Photo of Jose Avalos
Associated Faculty, Chemical and Biological Engineering and the Andlinger Center for Energy and the Environment

Contact

javalos@princeton.edu
609-258-9881
Hoyt Chemical Laboratory, 101
Avalos Lab

Research Area

Biochemistry, Biophysics & Structural Biology

Research Focus

Metabolic engineering, organelle engineering, synthetic biology, structural biology, and protein engineering
We engineer organisms with new desirable traits to address challenging problems in human health, sustainable energy, industry, and the environment. Our research interests span metabolic engineering, organelle engineering, synthetic biology, structural biology, and protein engineering.  We take a two-pronged approach to our research. On one hand, we engineer cells forging established methods with new technologies developed in the lab. On the other, we address fundamental questions of protein structure and function, cellular physiology, and metabolism that either currently limit our capabilities in cellular engineering, or that offer opportunities for new technologies. These two facets of the lab complement and fuel each other, as technological developments give rise to new fundamental questions, and basic research opens avenues for new technologies.

Metabolic Engineering

Metabolic engineering is the application of genetic engineering to modify and optimize the metabolism and regulatory systems of an organism to produce or degrade a desired compound. We are currently focused on engineering microorganisms (mostly yeasts) for two possible goals: 1) to produce molecules of commercial value, such as biofuels, bioplastics, commodity chemicals, or specialty chemicals (drugs, pigments, flavorants, etc.) from renewable sources, including cellulosic biomass; or 2) to degrade or remove contaminants from the environment (bioremediation).

Organelle Engineering

Subcellular engineering is a fast-growing field in bioengineering, in which metabolic pathways or other synthetic functions are targeted to specific cellular organelles to take advantage of their unique environments, metabolites, and enzymes, as well as their physical separation from the cytosol. We are particularly interested in mitochondrial engineering, where we have shown that targeting metabolic pathways to yeast mitochondria is an effective way to enhance the productivity of engineered pathways. In addition, we are interested in engineering the mitochondrial physiology to enhance metabolic pathways targeted to this highly dynamic, and versatile organelle.

Synthetic Biology

Synthetic biology combines molecular biology, genetic engineering (including genome editing), directed evolution, biophysics, computational biology, and protein engineering, aiming to generate synthetic phenotypes (analogous to synthetic chemistry aiming to generate synthetic molecules by designing series of chemical reactions). We are particularly interested in developing biosensors and regulatory genetic circuits applicable to metabolic engineering. Biosensors are useful to measure, monitor, screen, or select for desired functions (either natural or engineered). Genetic circuits are useful to control engineered metabolisms and other engineered functions in the cell.

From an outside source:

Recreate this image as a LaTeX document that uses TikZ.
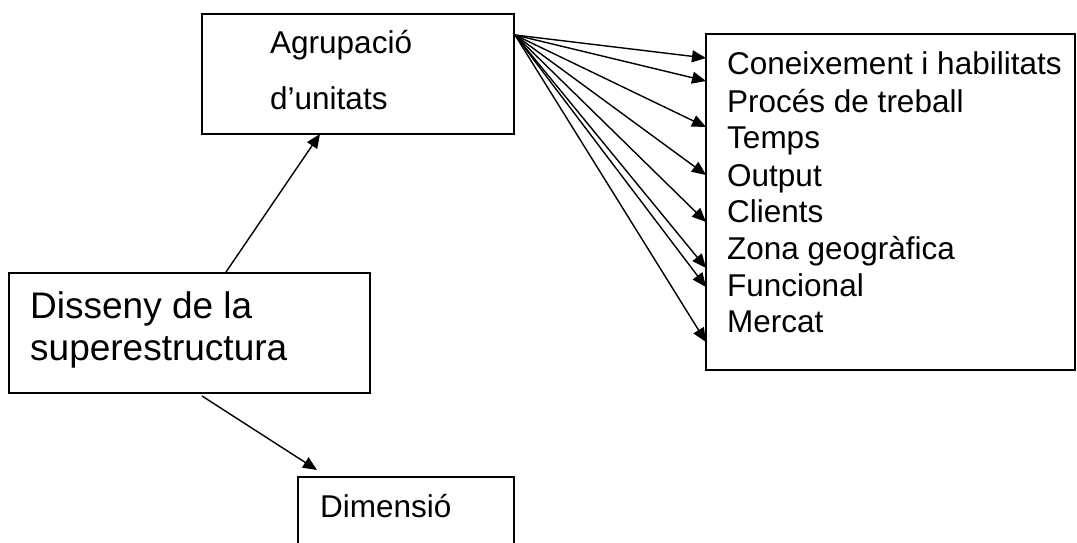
\documentclass[tikz,border=0pt]{standalone}
\usepackage{fontspec}
\setmainfont{Liberation Sans}
\usetikzlibrary{arrows.meta}
\begin{document}
\begin{tikzpicture}[x=1pt,y=-1pt,
  box/.style={draw,line width=1.8pt,inner sep=0pt},
  lbl/.style={anchor=base west,inner sep=0pt,font=\fontsize{31.5}{36}\selectfont},
  biglbl/.style={anchor=base west,inner sep=0pt,font=\fontsize{37}{42}\selectfont},
  link/.style={line width=1.4pt,-{Triangle[length=14pt,width=12pt]}}]
\useasboundingbox (0,0) rectangle (1077,543);
\clip (0,0) rectangle (1077,543);

% boxes
\node[box,minimum width=312pt,minimum height=120pt] (agr) at (358,74) {};
\node[box,minimum width=361pt,minimum height=120pt] (dis) at (189.5,333) {};
\node[box,minimum width=216pt,minimum height=90pt] (dim) at (406,522) {};
\node[box,minimum width=369pt,minimum height=336pt] (crit) at (890.5,202) {};

% box texts
\node[lbl] (agrA) at (270,54) {Agrupació};
\node[lbl] (agrB) at (270,110) {d’unitats};
\node[biglbl] (disA) at (30,318) {Disseny de la};
\node[biglbl] (disB) at (30,360) {superestructura};
\node[lbl] (dimA) at (320,517) {Dimensió};

\node[lbl] (c1) at (727,75) {Coneixement i habilitats};
\node[lbl] (c2) at (727,112) {Procés de treball};
\node[lbl] (c3) at (727,148.5) {Temps};
\node[lbl] (c4) at (727,186) {Output};
\node[lbl] (c5) at (727,222.5) {Clients};
\node[lbl] (c6) at (727,259.5) {Zona geogràfica};
\node[lbl] (c7) at (727,296) {Funcional};
\node[lbl] (c8) at (727,332.5) {Mercat};

% connector end points on the box outlines
\coordinate (disTop) at (226,272);
\coordinate (agrIn) at (320,134);
\coordinate (disBot) at (202,396);
\coordinate (dimIn) at (317,470);
\coordinate (fan) at (515,35);
\foreach \i/\y in {1/58,2/81,3/127,4/175,5/222,6/268,7/287,8/342}
  \coordinate (t\i) at (706,\y);

% connectors
\draw[link] (disTop) -- (agrIn);
\draw[link] (disBot) -- (dimIn);
\foreach \i in {1,...,8}
  \draw[link] (fan) -- (t\i);
\end{tikzpicture}
\end{document}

Structural Biology and Protein Engineering

Our efforts in synthetic biology and metabolic engineering are complemented by fundamental studies on the molecular structure and function of the proteins involved, such as enzymes, transmembrane transporters, receptors, and transcription factors. To study these proteins in molecular detail, we use different biophysical and biochemical methods, including X-ray crystallography. Understanding the relationship between the structure and function of these proteins significantly enhances our ability to engineer them with new functions relevant to metabolic engineering or synthetic biology.